| GIVEN EXERCISE |
Take every line from the listing below that includes "with" and copy it.

| DATASET ENTRIES |
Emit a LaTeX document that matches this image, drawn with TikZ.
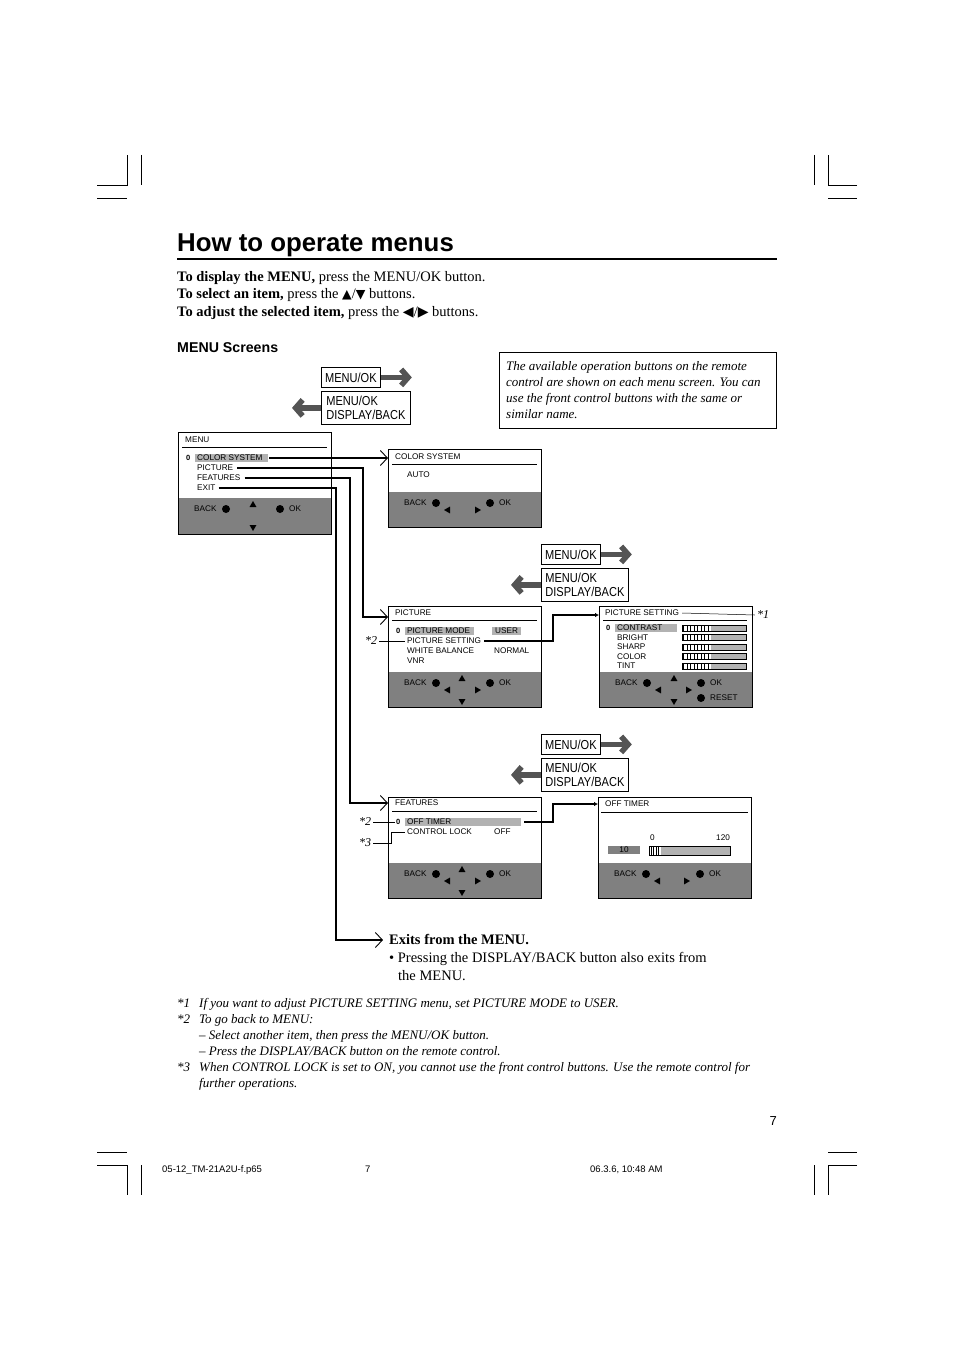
\documentclass[tikz,border=0pt]{standalone}
\usepackage{fontspec}
\setmainfont{Liberation Serif}
\setsansfont{Liberation Sans}
\newfontfamily\btnfont[FakeStretch=0.85]{Liberation Sans}
\newfontfamily\symfont{DejaVu Sans}
\usetikzlibrary{arrows.meta,shapes.geometric}
\definecolor{panelgray}{gray}{0.5}
\definecolor{hlgray}{gray}{0.7}
\definecolor{bargray}{gray}{0.7}
\definecolor{arrgray}{gray}{0.33}
\newcommand{\arrsym}[1]{{\symfont\fontsize{12.5}{14}\selectfont #1}}
\newcommand{\lrsym}[1]{{\symfont\fontsize{14}{14}\selectfont #1}}

\begin{document}
\begin{tikzpicture}[x=1pt,y=-1pt,
  scr/.style={draw, line width=0.8pt, anchor=north west, inner sep=0, minimum width=153},
  txt/.style={anchor=west, inner sep=0, font=\sffamily\fontsize{8.2}{9}\selectfont},
  selm/.style={anchor=west, inner sep=0, font=\sffamily\bfseries\fontsize{7.5}{8}\selectfont},
  hlbox/.style={fill=hlgray, anchor=west, inner sep=0, minimum height=8.5},
  dot/.style={circle, fill, inner sep=0, minimum size=8},
  tri/.style={regular polygon, regular polygon sides=3, fill, inner sep=0, minimum size=8},
  conn/.style={line width=1.6pt},
  head/.style={-{Straight Barb[length=7pt,width=15pt,line width=0.9pt]}},
  thinconn/.style={line width=1.3pt, -{Latex[length=4pt,width=4.5pt]}},
  ast/.style={inner sep=0, font=\itshape\fontsize{12}{14}\selectfont},
  btn/.style={draw, line width=0.8pt, anchor=north west, inner sep=2pt, align=left, font=\btnfont\fontsize{13}{14}\selectfont},
  bigarr/.style={draw=arrgray, line width=5.5pt, -{Straight Barb[length=7pt,width=16pt]}},
  body/.style={anchor=base west, inner sep=0, font=\fontsize{14.5}{17}\selectfont},
  note/.style={anchor=base west, inner sep=0, font=\itshape\fontsize{13}{15}\selectfont},
  foot/.style={anchor=base west, inner sep=0, font=\sffamily\fontsize{9.5}{11}\selectfont},
  crop/.style={line width=0.8pt}]

\fill[white] (0,0) rectangle (954,1351);
\useasboundingbox (0,0) rectangle (954,1351);

\draw[crop] (97,185) -- (127,185) -- (127,155);
\draw[crop] (141,155) -- (141,185);
\draw[crop] (97,198) -- (127,198);
\draw[crop] (857,185) -- (828,185) -- (828,155);
\draw[crop] (814,155) -- (814,185);
\draw[crop] (828,198) -- (857,198);
\draw[crop] (97,1152) -- (127,1152);
\draw[crop] (97,1165) -- (127,1165) -- (127,1195);
\draw[crop] (141,1165) -- (141,1195);
\draw[crop] (828,1152) -- (857,1152);
\draw[crop] (857,1165) -- (828,1165) -- (828,1195);
\draw[crop] (814,1165) -- (814,1195);

\node[anchor=base west, inner sep=0, font=\sffamily\bfseries\fontsize{25.8}{30}\selectfont] (title) at (177,251) {How to operate menus};
\draw[line width=1.8pt] (177,259) -- (777,259);

\node[body] (l1) at (177,281) {\textbf{To display the MENU,} press the MENU/OK button.};
\node[body] (l2) at (177,298.5) {\textbf{To select an item,} press the \arrsym{▲}/\arrsym{▼} buttons.};
\node[body] (l3) at (177,316) {\textbf{To adjust the selected item,} press the \lrsym{◀}/\lrsym{▶} buttons.};

\node[anchor=base west, inner sep=0, font=\sffamily\bfseries\fontsize{14.2}{16}\selectfont] (hscr) at (177,352) {MENU Screens};

\node[draw, line width=0.8pt, anchor=north west, inner sep=0, minimum width=277, minimum height=76] (notebox) at (499,352) {};
\node[note] (n1) at (506,370) {The available operation buttons on the remote};
\node[note] (n2) at (506,386) {control are shown on each menu screen. You can};
\node[note] (n3) at (506,402) {use the front control buttons with the same or};
\node[note] (n4) at (506,418) {similar name.};

\node[btn, minimum width=59, minimum height=20] (ok1) at (321,367) {MENU/OK};
\node[btn, minimum width=89, minimum height=33] (back1) at (321,391) {MENU/OK\\DISPLAY/BACK};
\draw[bigarr] (ok1.east) -- ++(31,0);
\draw[bigarr] (back1.west) -- ++(-29,0);

\node[btn, minimum width=59, minimum height=20] (ok2) at (541,544) {MENU/OK};
\node[btn, minimum width=87, minimum height=33] (back2) at (541,568) {MENU/OK\\DISPLAY/BACK};
\draw[bigarr] (ok2.east) -- ++(31,0);
\draw[bigarr] (back2.west) -- ++(-30,0);

\node[btn, minimum width=59, minimum height=20] (ok3) at (541,734) {MENU/OK};
\node[btn, minimum width=87, minimum height=33] (back3) at (541,758) {MENU/OK\\DISPLAY/BACK};
\draw[bigarr] (ok3.east) -- ++(31,0);
\draw[bigarr] (back3.west) -- ++(-30,0);

% MENU
\begin{scope}[shift={(178,432)}]
\fill[panelgray] (0,66) rectangle (153,102);
\node[scr, minimum height=102] (smenu) at (0,0) {};
\node[txt] (tmenu) at (7,8) {MENU};
\draw[line width=0.6pt] (4,15) -- (149,15);
\node[hlbox, minimum width=73] (hcs) at (17,26) {};
\node[selm] (selmenu) at (8,26) {0};
\node[txt] (mcs) at (19,26) {COLOR SYSTEM};
\node[txt] (mpic) at (19,36) {PICTURE};
\node[txt] (mfeat) at (19,46) {FEATURES};
\node[txt] (mexit) at (19,56) {EXIT};
\node[txt] at (16,77) {BACK};
\node[dot] at (48,77) {};
\node[tri] at (75,73) {};
\node[tri, shape border rotate=180] at (75,95) {};
\node[dot] at (102,77) {};
\node[txt] at (111,77) {OK};
\end{scope}

% COLOR SYSTEM
\begin{scope}[shift={(388,449)}]
\fill[panelgray] (0,43) rectangle (153,78);
\node[scr, minimum height=78] (scs) at (0,0) {};
\node[txt] (tcs) at (7,8) {COLOR SYSTEM};
\draw[line width=0.6pt] (4,15) -- (149,15);
\node[txt] (cauto) at (19,26) {AUTO};
\node[txt] at (16,54) {BACK};
\node[dot] at (48,54) {};
\node[tri, shape border rotate=90] at (60,61) {};
\node[tri, shape border rotate=-90] at (89,61) {};
\node[dot] at (102,54) {};
\node[txt] at (111,54) {OK};
\end{scope}

% PICTURE
\begin{scope}[shift={(388,606)}]
\fill[panelgray] (0,66) rectangle (153,101);
\node[scr, minimum height=101] (spic) at (0,0) {};
\node[txt] (tpic) at (7,7) {PICTURE};
\draw[line width=0.6pt] (4,14) -- (149,14);
\node[hlbox, minimum width=69] (hpmode) at (17,25) {};
\node[hlbox, minimum width=29] (huser) at (104,25) {};
\node[selm] (selpic) at (8,25) {0};
\node[txt] (ppmode) at (19,25) {PICTURE MODE};
\node[txt] (puser) at (107,25) {USER};
\node[txt] (ppset) at (19,35) {PICTURE SETTING};
\node[txt] (pwb) at (19,45) {WHITE BALANCE};
\node[txt] (pnorm) at (106,45) {NORMAL};
\node[txt] (pvnr) at (19,55) {VNR};
\node[txt] at (16,77) {BACK};
\node[dot] at (48,77) {};
\node[tri, shape border rotate=90] at (60,84) {};
\node[tri] at (74,73) {};
\node[tri, shape border rotate=180] at (74,95) {};
\node[tri, shape border rotate=-90] at (89,84) {};
\node[dot] at (102,77) {};
\node[txt] at (111,77) {OK};
\end{scope}

% PICTURE SETTING
\begin{scope}[shift={(599,606)}]
\fill[panelgray] (0,66) rectangle (153,101);
\node[scr, minimum height=101] (spset) at (0,0) {};
\node[txt] (pstitle) at (6,7) {PICTURE SETTING};
\draw[line width=0.6pt] (4,14) -- (148,14);
\node[hlbox, minimum width=62] (hcon) at (16,22) {};
\node[selm] (selps) at (7,22) {0};
\node[txt] (scon) at (18,22) {CONTRAST};
\node[txt] (sbri) at (18,32) {BRIGHT};
\node[txt] (ssha) at (18,41) {SHARP};
\node[txt] (scol) at (18,51) {COLOR};
\node[txt] (stint) at (18,60) {TINT};
\foreach \yy in {19,28.5,38,47.5,57} {
  \fill[bargray] (83,\yy) rectangle (147,\yy+6);
  \fill[white] (84,\yy) rectangle (112,\yy+6);
  \foreach \xx in {84.5,88,...,112} \draw[line width=0.8pt] (\xx,\yy) -- (\xx,\yy+6);
  \draw[line width=0.6pt] (83,\yy) rectangle (147,\yy+6);
}
\node[txt] at (16,77) {BACK};
\node[dot] at (48,77) {};
\node[tri, shape border rotate=90] at (60,84) {};
\node[tri] at (75,73) {};
\node[tri, shape border rotate=180] at (75,95) {};
\node[tri, shape border rotate=-90] at (89,84) {};
\node[dot] at (102,77) {};
\node[txt] at (111,77) {OK};
\node[dot] at (102,92) {};
\node[txt] at (111,92) {RESET};
\end{scope}

% FEATURES
\begin{scope}[shift={(388,797)}]
\fill[panelgray] (0,66) rectangle (153,101);
\node[scr, minimum height=101] (sfeat) at (0,0) {};
\node[txt] (tfeat) at (7,6) {FEATURES};
\draw[line width=0.6pt] (4,14) -- (149,14);
\node[hlbox, minimum width=116] (hofft) at (17,25) {};
\node[selm] (fsel) at (8,25) {0};
\node[txt] (fofft) at (19,25) {OFF TIMER};
\node[txt] (fcl) at (19,35) {CONTROL LOCK};
\node[txt] (foff) at (106,35) {OFF};
\node[txt] at (16,77) {BACK};
\node[dot] at (48,77) {};
\node[tri, shape border rotate=90] at (60,84) {};
\node[tri] at (74,73) {};
\node[tri, shape border rotate=180] at (74,95) {};
\node[tri, shape border rotate=-90] at (89,84) {};
\node[dot] at (102,77) {};
\node[txt] at (111,77) {OK};
\end{scope}

% OFF TIMER
\begin{scope}[shift={(598,797)}]
\fill[panelgray] (0,66) rectangle (153,101);
\node[scr, minimum height=101] (soff) at (0,0) {};
\node[txt] (toff) at (7,7) {OFF TIMER};
\draw[line width=0.6pt] (3,15) -- (150,15);
\node[txt] (omin) at (52,41) {0};
\node[txt] (omax) at (118,41) {120};
\fill[panelgray] (10,49) rectangle (42,57);
\node[txt, anchor=center] (oval) at (26,53) {10};
\fill[bargray] (51,49) rectangle (132,58);
\fill[white] (52,49) rectangle (63,58);
\foreach \xx in {53,55.5,...,62} \draw[line width=0.8pt] (\xx,49) -- (\xx,58);
\draw[line width=0.6pt] (51,49) rectangle (132,58);
\node[txt] at (16,77) {BACK};
\node[dot] at (48,77) {};
\node[tri, shape border rotate=90] at (60,84) {};
\node[tri, shape border rotate=-90] at (88,84) {};
\node[dot] at (102,77) {};
\node[txt] at (111,77) {OK};
\end{scope}

\node[ast] (st1) at (763,615) {*1};
\draw[line width=0.5pt] ([xshift=3pt]pstitle.east) -- ([xshift=-2pt]st1.west);
\node[ast] (st2a) at (371,641) {*2};
\draw[line width=0.5pt] ([xshift=2pt]st2a.east) -- ([xshift=-2pt]ppset.west);
\node[ast] (st2b) at (365,822) {*2};
\draw[line width=0.5pt] ([xshift=2pt]st2b.east) -- ([xshift=-1pt]fsel.west);
\node[ast] (st3) at (365,843) {*3};
\coordinate (k3) at (391,843);
\draw[line width=0.5pt] ([xshift=2pt]st3.east) -- (k3) |- ([xshift=-2pt]fcl.west);

\node[body] (exits) at (389,944) {\textbf{Exits from the MENU.}};
\node[body] (ex2) at (389,962) {• Pressing the DISPLAY/BACK button also exits from};
\node[body] (ex3) at (398,980) {the MENU.};

\coordinate (kpic) at (363,617);
\coordinate (kfeat) at (350,803);
\coordinate (kexit) at (336,940);
\draw[conn, head] ([xshift=1pt]hcs.east) -- (hcs.east -| scs.west);
\draw[conn, head] ([xshift=4pt]mpic.east) -| (kpic) -- (kpic -| spic.west);
\draw[conn, head] ([xshift=4pt]mfeat.east) -| (kfeat) -- (kfeat -| sfeat.west);
\draw[conn, head, shorten >=6pt] ([xshift=3pt]mexit.east) -| (kexit) -- (kexit -| exits.west);
\coordinate (kpset) at (553,615);
\draw[thinconn] ([xshift=3pt]ppset.east) -| (kpset) -- (kpset -| spset.west);
\coordinate (koff) at (553,804);
\draw[thinconn] ([xshift=3pt]hofft.east) -| (koff) -- (koff -| soff.west);

\node[note] (f1m) at (177,1007) {*1};
\node[note] (f1) at (199,1007) {If you want to adjust PICTURE SETTING menu, set PICTURE MODE to USER.};
\node[note] (f2m) at (177,1023) {*2};
\node[note] (f2) at (199,1023) {To go back to MENU:};
\node[note] (f2a) at (199,1039) {– Select another item, then press the MENU/OK button.};
\node[note] (f2b) at (199,1055) {– Press the DISPLAY/BACK button on the remote control.};
\node[note] (f3m) at (177,1071) {*3};
\node[note] (f3) at (199,1071) {When CONTROL LOCK is set to ON, you cannot use the front control buttons. Use the remote control for};
\node[note] (f3a) at (199,1087) {further operations.};

\node[anchor=base east, inner sep=0, font=\sffamily\fontsize{13}{15}\selectfont] (pnum) at (777,1125) {7};
\node[foot] (ffile) at (162,1172) {05-12\_TM-21A2U-f.p65};
\node[foot] (fpage) at (365,1172) {7};
\node[foot] (fdate) at (590,1172) {06.3.6, 10:48 AM};
\end{tikzpicture}
\end{document}
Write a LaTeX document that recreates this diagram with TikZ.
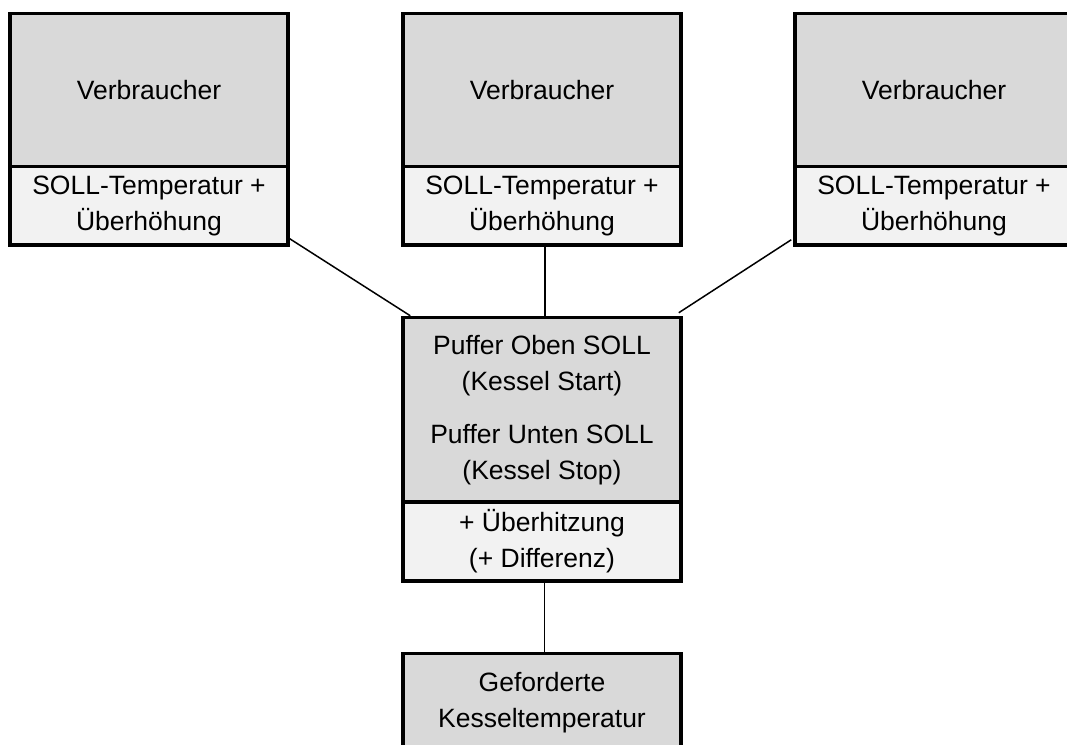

| RESPONSE TO THE EXERCISE |
Emit a LaTeX document that matches this image, drawn with TikZ.
\node[note] (n3) at (506,402) {use the front control buttons with the same or};
Write a LaTeX document that recreates this diagram with TikZ.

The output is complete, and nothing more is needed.